Each of us walks around with a filter holding false beliefs that were created in our childhood. We then let all of our experiences pass through this filter. When we begin to understand what our filters are, we become more aware of our triggers and what story we had been telling ourselves. As children, we did not have a choice or knowledge base and accepted what we were shown. As adults, we do have a choice to unlearn and relearn.

As adults, we can begin to perceive things as they are, as well as create new meanings. For the above example, if the man did not filter what his partner said through his ego-state, he would have seen that his partner was coming from a loving, supportive, helpful place.

It is also possible, in some scenarios, that the man’s partner could have been judgmental and hurtful. When we are observing others and experiencing life within the moment, it allows us to better see the situation with clarity. This allows us to assess and respond respectfully and effectively so that our needs are met. It also can show us when our boundaries are being crossed. If we are in a state where we filter things irrationally as we revert back to a childlike mindset, we cannot properly assess another person’s behavior or a situation.

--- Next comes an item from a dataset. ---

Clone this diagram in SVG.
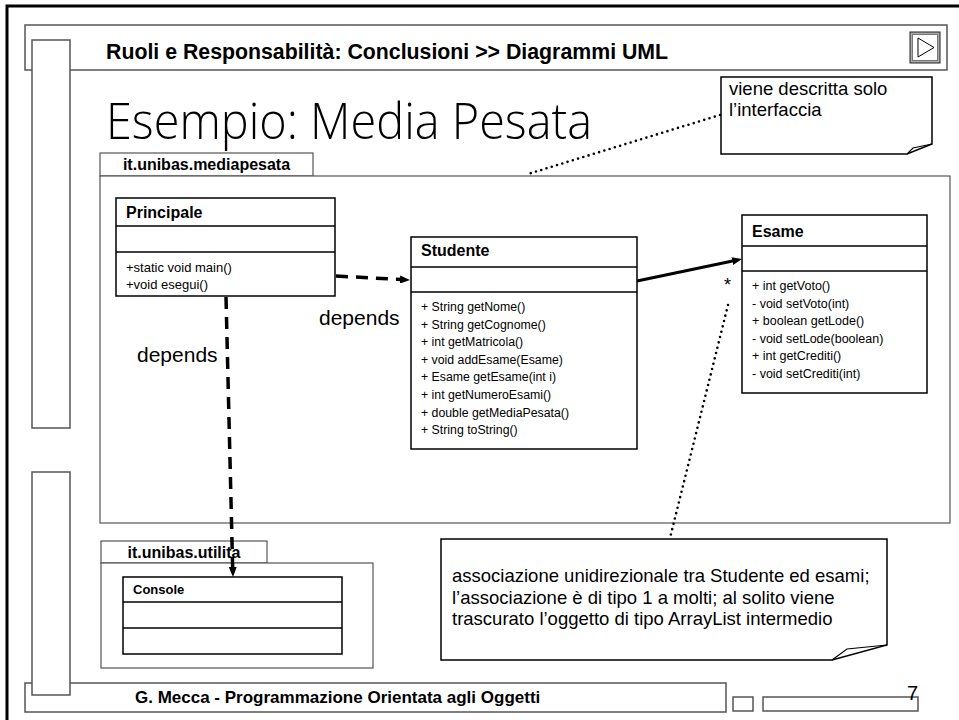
<svg xmlns="http://www.w3.org/2000/svg" width="959" height="720" viewBox="0 0 959 720">
<defs>
<style>
.frame{fill:none;stroke:#000;stroke-width:3}
.gray{fill:#fff;stroke:#555;stroke-width:1.5}
.box{fill:#fff;stroke:#000;stroke-width:1.5}
.line{stroke:#000;stroke-width:1.5}
.pkg{fill:#fff;stroke:#555;stroke-width:1.2}
.t{font-family:"Liberation Sans",Arial,sans-serif;fill:#000}
.b{font-weight:bold}
.dash{fill:none;stroke:#000;stroke-width:3.5;stroke-dasharray:12 8}
.dot{fill:none;stroke:#000;stroke-width:2.6;stroke-dasharray:0 5.5;stroke-linecap:round}
.assoc{fill:none;stroke:#000;stroke-width:3}
</style>
<marker id="arr" viewBox="0 0 10 8" refX="10" refY="4" markerWidth="10" markerHeight="8" markerUnits="userSpaceOnUse" orient="auto">
<path d="M0,0 L10,4 L0,8 Z" fill="#000"/>
</marker>
</defs>
<rect width="959" height="720" fill="#fff"/>
<rect class="frame" x="7" y="6" width="965" height="730"/>

<g id="header">
<rect class="gray" x="25" y="25" width="922" height="45"/>
<text class="t b" x="106" y="59" font-size="21.3">Ruoli e Responsabilità: Conclusioni &gt;&gt; Diagrammi UML</text>
<rect x="910" y="32" width="30" height="31" fill="#aaa" stroke="#222" stroke-width="1"/>
<rect x="912.5" y="34.5" width="25" height="26" fill="#fff" stroke="#777" stroke-width="1"/>
<path d="M918,38 L934,47.5 L918,57 Z" fill="none" stroke="#000" stroke-width="1"/>
</g>

<g id="footer">
<rect class="gray" x="25" y="683" width="701" height="29"/>
<text class="t b" x="135" y="703" font-size="17">G. Mecca - Programmazione Orientata agli Oggetti</text>
<rect class="gray" x="733" y="697" width="20" height="14"/>
<rect class="gray" x="763" y="697" width="155" height="14"/>
<text class="t" x="918" y="700" font-size="20" text-anchor="end">7</text>
</g>

<g id="sidebars">
<rect class="gray" x="32" y="40" width="38" height="388"/>
<rect class="gray" x="32" y="472" width="38" height="223"/>
</g>

<text id="title" x="106" y="139" font-family="Open Sans,DejaVu Sans,sans-serif" font-weight="300" font-size="50" textLength="486" lengthAdjust="spacingAndGlyphs">Esempio: Media Pesata</text>

<g id="pkg-mediapesata">
<rect class="pkg" x="100" y="153" width="213" height="23"/>
<rect class="pkg" x="100" y="176" width="850" height="347"/>
<text class="t b" x="206.5" y="170" font-size="16" text-anchor="middle">it.unibas.mediapesata</text>
</g>

<g id="note-interfaccia">
<path class="box" d="M721,77 H932 V144 L907,154 H721 Z"/>
<path d="M932,144 L913,148 L907,154" fill="none" stroke="#000" stroke-width="1.2"/>
<text class="t" x="729" y="95" font-size="18.5">viene descritta solo</text>
<text class="t" x="729" y="116" font-size="18.5">l’interfaccia</text>
</g>

<g id="Principale">
<rect class="box" x="116" y="198" width="219" height="98"/>
<line class="line" x1="116" y1="226" x2="335" y2="226"/>
<line class="line" x1="116" y1="252" x2="335" y2="252"/>
<text class="t b" x="126" y="218" font-size="16">Principale</text>
<text class="t" x="126" y="272" font-size="13">+static void main()</text>
<text class="t" x="126" y="289" font-size="13">+void esegui()</text>
</g>

<g id="Studente">
<rect class="box" x="411" y="237" width="226" height="212"/>
<line class="line" x1="411" y1="267" x2="637" y2="267"/>
<line class="line" x1="411" y1="292" x2="637" y2="292"/>
<text class="t b" x="421" y="256" font-size="16">Studente</text>
<g class="t" font-size="12.3">
<text x="421" y="311">+ String getNome()</text>
<text x="421" y="328.6">+ String getCognome()</text>
<text x="421" y="346.2">+ int getMatricola()</text>
<text x="421" y="363.8">+ void addEsame(Esame)</text>
<text x="421" y="381.4">+ Esame getEsame(int i)</text>
<text x="421" y="399">+ int getNumeroEsami()</text>
<text x="421" y="416.6">+ double getMediaPesata()</text>
<text x="421" y="434.2">+ String toString()</text>
</g>
</g>

<g id="Esame">
<rect class="box" x="742" y="215" width="185" height="178"/>
<line class="line" x1="742" y1="246" x2="927" y2="246"/>
<line class="line" x1="742" y1="271" x2="927" y2="271"/>
<text class="t b" x="752" y="237" font-size="16">Esame</text>
<g class="t" font-size="12.5">
<text x="752" y="290">+ int getVoto()</text>
<text x="752" y="307.5">- void setVoto(int)</text>
<text x="752" y="325">+ boolean getLode()</text>
<text x="752" y="342.5">- void setLode(boolean)</text>
<text x="752" y="360">+ int getCrediti()</text>
<text x="752" y="377.5">- void setCrediti(int)</text>
</g>
</g>

<g id="pkg-utilita">
<rect class="pkg" x="101" y="541" width="166" height="22"/>
<rect class="pkg" x="101" y="563" width="272" height="105"/>
<text class="t b" x="184" y="558" font-size="16" text-anchor="middle">it.unibas.utilita</text>
</g>

<g id="Console">
<rect class="box" x="123" y="577" width="219" height="77"/>
<line class="line" x1="123" y1="602" x2="342" y2="602"/>
<line class="line" x1="123" y1="628" x2="342" y2="628"/>
<text class="t b" x="133" y="594" font-size="13">Console</text>
</g>

<g id="note-associazione">
<path class="box" d="M441,539 H887 V645 L832,660 H441 Z"/>
<path d="M887,645 L847,649 L832,660" fill="none" stroke="#000" stroke-width="1.2"/>
<text class="t" x="452" y="582" font-size="18.5">associazione unidirezionale tra Studente ed esami;</text>
<text class="t" x="452" y="604" font-size="18.5">l’associazione è di tipo 1 a molti; al solito viene</text>
<text class="t" x="452" y="625" font-size="18.5">trascurato l’oggetto di tipo ArrayList intermedio</text>
</g>

<g id="connectors">
<path class="dash" d="M336,276 L403,279.6"/>
<path d="M336,276 L410,280" fill="none" stroke="none" marker-end="url(#arr)"/>
<path class="dash" d="M226,297 L232.7,570"/>
<path d="M226,297 L233,577" fill="none" stroke="none" marker-end="url(#arr)"/>
<path class="assoc" d="M637,281 L735,260.5"/>
<path d="M637,281 L742,259" fill="none" stroke="none" marker-end="url(#arr)"/>
<text class="t" x="724" y="291" font-size="18">*</text>
<path class="dot" d="M728,305 L670,538"/>
<path class="dot" d="M720,115 L528,174"/>
<text class="t" x="319" y="325" font-size="21">depends</text>
<text class="t" x="137" y="362" font-size="21">depends</text>
</g>
</svg>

Mindfulness techniques allow us better to stay in the moment and process what we are experiencing. It is similar to the refresh button on an Internet page — each moment is new. Mindfulness is seeing everything just as it is without interpretation. Using our senses to guide us, we can return to the present state. Diaphragmatic breathing can also help us return to the moment, slow the nervous system down, and regain mental balance and physical clarity.